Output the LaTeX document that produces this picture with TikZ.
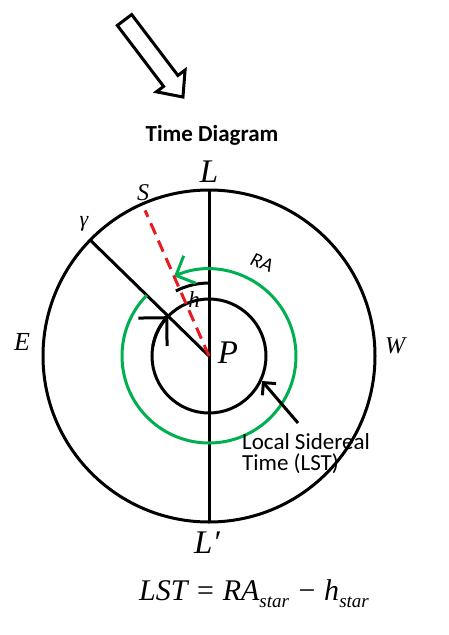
\documentclass[tikz,border=0pt]{standalone}
\usepackage{fontspec}
\setmainfont{Liberation Serif}
\newfontfamily\calibri{Carlito}
\usetikzlibrary{arrows.meta,calc}
\definecolor{ragreen}{RGB}{0,176,80}
\definecolor{starred}{RGB}{232,26,32}
\tikzset{
  ring/.style={draw=black,line width=3pt},
  raring/.style={draw=ragreen,line width=3pt},
  starline/.style={draw=starred,line width=3pt,dash pattern=on 12pt off 7pt},
  barb/.style={-{Straight Barb[length=#1,width=2*#1,line width=3pt]}},
  sym/.style={inner sep=0pt,font=\fontsize{#1}{#1}\selectfont\itshape},
  sans/.style={inner sep=0pt,font=\fontsize{#1}{#1}\selectfont\calibri}
}
\newcommand{\sbs}[1]{\raisebox{-7pt}{\fontsize{19}{19}\selectfont #1}}

\begin{document}
\begin{tikzpicture}[x=1pt,y=1pt]
\useasboundingbox (0,0) rectangle (448,-635);
% hollow arrow at the top
\begin{scope}[shift={(124.5,-20)},rotate=-52.8]
  \draw[line width=3pt,line join=miter] (0,9) -- (76.5,9) -- (76.5,18) -- (96.7,0)
    -- (76.5,-18) -- (76.5,-9) -- (0,-9) -- cycle;
\end{scope}
\node[font=\fontsize{23}{23}\selectfont\calibri\bfseries,inner sep=0pt,anchor=base] (title) at (212,-141) {Time Diagram};

\coordinate (P) at (209,-356);
\coordinate (Ltop) at ($(P)+(0,166)$);
\coordinate (Lbot) at ($(P)+(0,-166)$);
\coordinate (gam) at ($(P)+(135.7:166)$);
\coordinate (star) at ($(P)+(113.7:159)$);

\draw[ring] (P) circle[radius=166];
\draw[ring] (Ltop) -- (Lbot);
\draw[ring] (P) -- (gam);
\draw[ring] (P) circle[radius=57];
\draw[ring,barb=20pt] ($(P)+(170:57)$) arc[start angle=170,end angle=135.7,radius=57];
\draw[ring] ($(P)+(90:73)$) arc[start angle=90,end angle=117,radius=73];
\draw[raring,barb=15pt] ($(P)+(135.7:87)$) arc[start angle=135.7,end angle=473.7,radius=87];
\draw[starline] (P) -- (star);

% labels
\node[sym=33,anchor=base] (L) at (209,-182) {L};
\node[sym=33,anchor=base] (Lp) at (207,-553) {L′};
\node[sym=24,anchor=base] (S) at (143,-200) {S};
\node[sym=26,anchor=base] (E) at (22,-350) {E};
\node[sym=24,anchor=base] (W) at (395,-353) {W};
\node[sym=33,anchor=base] (Pl) at (228,-363) {P};
\node[sym=23,anchor=base] (h) at (194,-307) {h};
\node[sym=22] (g) at (84,-224) {γ};
\node[font=\fontsize{20}{20}\selectfont\calibri\itshape,inner sep=0pt,rotate=-22] (RA) at (262,-263) {RA};

\node[sans=23,align=left,anchor=north west] (lst) at (242,-433) {Local Sidereal\\[-2pt]Time (LST)};
\coordinate (lsttip) at (262,-381);
\draw[ring,barb=9pt] ($(lst.north west)+(56,10)$) -- (lsttip);

\node[sym=30,anchor=base] (eq) at (254,-600) {LST = RA\sbs{star} − h\sbs{star}};
\end{tikzpicture}
\end{document}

────

Copy the material exactly. Do not include the pictures.

Output the LaTeX document that produces this picture with TikZ.
\documentclass[tikz,border=0pt]{standalone}
\usepackage{fontspec}
\setmainfont{Liberation Serif}
\newfontfamily\calibri{Carlito}
\usetikzlibrary{arrows.meta,calc}
\definecolor{ragreen}{RGB}{0,176,80}
\definecolor{starred}{RGB}{232,26,32}
\tikzset{
  ring/.style={draw=black,line width=3pt},
  raring/.style={draw=ragreen,line width=3pt},
  starline/.style={draw=starred,line width=3pt,dash pattern=on 12pt off 7pt},
  barb/.style={-{Straight Barb[length=#1,width=2*#1,line width=3pt]}},
  sym/.style={inner sep=0pt,font=\fontsize{#1}{#1}\selectfont\itshape},
  sans/.style={inner sep=0pt,font=\fontsize{#1}{#1}\selectfont\calibri}
}
\newcommand{\sbs}[1]{\raisebox{-7pt}{\fontsize{19}{19}\selectfont #1}}

\begin{document}
\begin{tikzpicture}[x=1pt,y=1pt]
\useasboundingbox (0,0) rectangle (448,-635);
% hollow arrow at the top
\begin{scope}[shift={(124.5,-20)},rotate=-52.8]
  \draw[line width=3pt,line join=miter] (0,9) -- (76.5,9) -- (76.5,18) -- (96.7,0)
    -- (76.5,-18) -- (76.5,-9) -- (0,-9) -- cycle;
\end{scope}
\node[font=\fontsize{23}{23}\selectfont\calibri\bfseries,inner sep=0pt,anchor=base] (title) at (212,-141) {Time Diagram};

\coordinate (P) at (209,-356);
\coordinate (Ltop) at ($(P)+(0,166)$);
\coordinate (Lbot) at ($(P)+(0,-166)$);
\coordinate (gam) at ($(P)+(135.7:166)$);
\coordinate (star) at ($(P)+(113.7:159)$);

\draw[ring] (P) circle[radius=166];
\draw[ring] (Ltop) -- (Lbot);
\draw[ring] (P) -- (gam);
\draw[ring] (P) circle[radius=57];
\draw[ring,barb=20pt] ($(P)+(170:57)$) arc[start angle=170,end angle=135.7,radius=57];
\draw[ring] ($(P)+(90:73)$) arc[start angle=90,end angle=117,radius=73];
\draw[raring,barb=15pt] ($(P)+(135.7:87)$) arc[start angle=135.7,end angle=473.7,radius=87];
\draw[starline] (P) -- (star);

% labels
\node[sym=33,anchor=base] (L) at (209,-182) {L};
\node[sym=33,anchor=base] (Lp) at (207,-553) {L′};
\node[sym=24,anchor=base] (S) at (143,-200) {S};
\node[sym=26,anchor=base] (E) at (22,-350) {E};
\node[sym=24,anchor=base] (W) at (395,-353) {W};
\node[sym=33,anchor=base] (Pl) at (228,-363) {P};
\node[sym=23,anchor=base] (h) at (194,-307) {h};
\node[sym=22] (g) at (84,-224) {γ};
\node[font=\fontsize{20}{20}\selectfont\calibri\itshape,inner sep=0pt,rotate=-22] (RA) at (262,-263) {RA};

\node[sans=23,align=left,anchor=north west] (lst) at (242,-433) {Local Sidereal\\[-2pt]Time (LST)};
\coordinate (lsttip) at (262,-381);
\draw[ring,barb=9pt] ($(lst.north west)+(56,10)$) -- (lsttip);

\node[sym=30,anchor=base] (eq) at (254,-600) {LST = RA\sbs{star} − h\sbs{star}};
\end{tikzpicture}
\end{document}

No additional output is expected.